Adding artificial intelligence case malignancy scoring to reduce screen-reading workload in breast screening program: results of the retrospective REAI program.
Authors
Affiliations (7)
Affiliations (7)
- Medical Physics Unit - Oncology and Innovative Technologies Department, Azienda USL - IRCCS di Reggio Emilia, Reggio Emilia, Italy.
- Epidemiology Unit, Azienda USL - IRCCS di Reggio Emilia, 42123, Reggio Emilia, Italy.
- Medical Physics Unit - Oncology and Innovative Technologies Department, Azienda USL - IRCCS di Reggio Emilia, Reggio Emilia, Italy. [email protected].

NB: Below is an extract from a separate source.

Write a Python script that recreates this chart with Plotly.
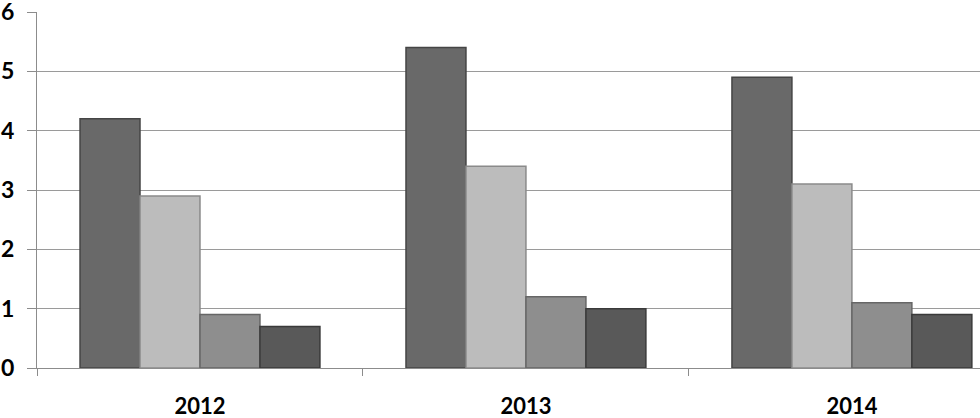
import plotly.graph_objects as go

years = ['2012', '2013', '2014']
series_a = [4.2, 5.4, 4.9]
series_b = [2.9, 3.4, 3.1]
series_c = [0.9, 1.2, 1.1]
series_d = [0.7, 1.0, 0.9]

fills = ['#696969', '#bcbcbc', '#8e8e8e', '#595959']
edges = ['#454545', '#8a8a8a', '#666666', '#3a3a3a']

fig = go.Figure()
for vals, fc, ec in zip([series_a, series_b, series_c, series_d], fills, edges):
    fig.add_trace(go.Bar(x=years, y=vals,
                         marker=dict(color=fc, line=dict(color=ec, width=1.5))))

fig.update_layout(width=980, height=418,
                  margin=dict(l=37, r=0, t=12, b=50),
                  barmode='group', bargap=0.264, bargroupgap=0,
                  showlegend=False,
                  plot_bgcolor='white', paper_bgcolor='white',
                  font=dict(family='Lato', size=23, color='black'))
fig.update_xaxes(range=[-0.5, 2.393], showgrid=False, automargin=False,
                 showline=True, linecolor='#8c8c8c', linewidth=1,
                 ticks='outside', tickson='boundaries', ticklen=7, tickcolor='#8c8c8c',
                 ticklabelstandoff=19,
                 tickfont=dict(family='Lato', size=22, weight='bold'))
fig.update_yaxes(range=[0, 6], dtick=1, showgrid=True, gridcolor='#9a9a9a', gridwidth=1,
                 automargin=False, ticklabeloverflow='allow',
                 showline=True, linecolor='#8c8c8c', linewidth=1,
                 zeroline=False,
                 ticks='outside', ticklen=9, tickcolor='#8c8c8c',
                 ticklabelstandoff=8,
                 tickfont=dict(family='Lato', size=23, weight='bold'))

# drop the page's default body margin so the figure sits at the window corner
fig.write_html("out.html", config={'displayModeBar': False},
               post_script="document.body.style.margin='0';")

- Enzo Ferrari Department of Engineering, University of Modena and Reggio Emilia, Modena, Italy. [email protected].
- Oncology Screening Center, Azienda USL - IRCCS di Reggio Emilia, Reggio Emilia, Italy.
- Radiology Unit, Department of Diagnostic Imaging, Azienda USL - IRCCS di Reggio Emilia, Reggio Emilia, Italy.
- Department of Medical and Surgical Sciences, University of Modena and Reggio Emilia, Modena, Italy.
Abstract
The AI case malignancy score (AI-CMS) represents the AI algorithm's confidence (from 0 to 100%) that a mammography exam is malignant. This work aims to retrospectively evaluate, through simulation on real-world data, a strategy that integrates AI-CMS into a standard screening scenario to reduce the radiologists' workload. A total of 89176 consecutive screening exams from the 2023-2024 Reggio Emilia Breast Screening Program (REBSP) were retrospectively considered, which included 479 biopsy-proven cancers (interval cancers were only partially available, therefore false negatives beyond those detected in the real screening workflow could not be assessed). In the proposed strategy, computer-aided detection (CAD) acts as a reader (CR), recalling women with an AI-CMS greater than a predefined threshold (ranging from 5 to 25%). If the first radiologist (HR1) disagrees with CR, the case goes to a second radiologist (HR2) and, in case of human disagreement, to a third radiologist (HR3). For each threshold, final recall rate (RR), cancer detection rate (CDR), number of detected cancers (DC), predictive positive value (PPV) of recalls, false positive rate (FPR), human reading workload, and economic impact were estimated. At AI-CMS thresholds of 5%, 8%, 10%, 15%, 20%, and 25%, human workload decrease ranged from 13.4% to 36.1%. The final RR decreased between 4.3% and 4.0%, slightly lower than the current 4.4% with human double reading. The PPV ranged from 12.6% to 13.3%, higher than the current PPV of 12.2%. The FPR ranged from 3.8% to 3.5%, down from the current 3.9%. With thresholds up to 5%, no true positive cases were missed, maintaining the CDR of 5.4‰ of those detected by current double reading. Considering CAD payback periods of either 6 or 8 years, financial savings from our strategy ranged from approximately 17800 to over 590,000€. Integrating AI-CMS support into a standard screening scenario could substantially reduce the screen-reading workload and slightly reduce unnecessary ascertainments without affecting the cancer detection rate. This approach, although limited by its retrospective simulation design and the partial availability of interval cancer data, has also proven to be economically sustainable.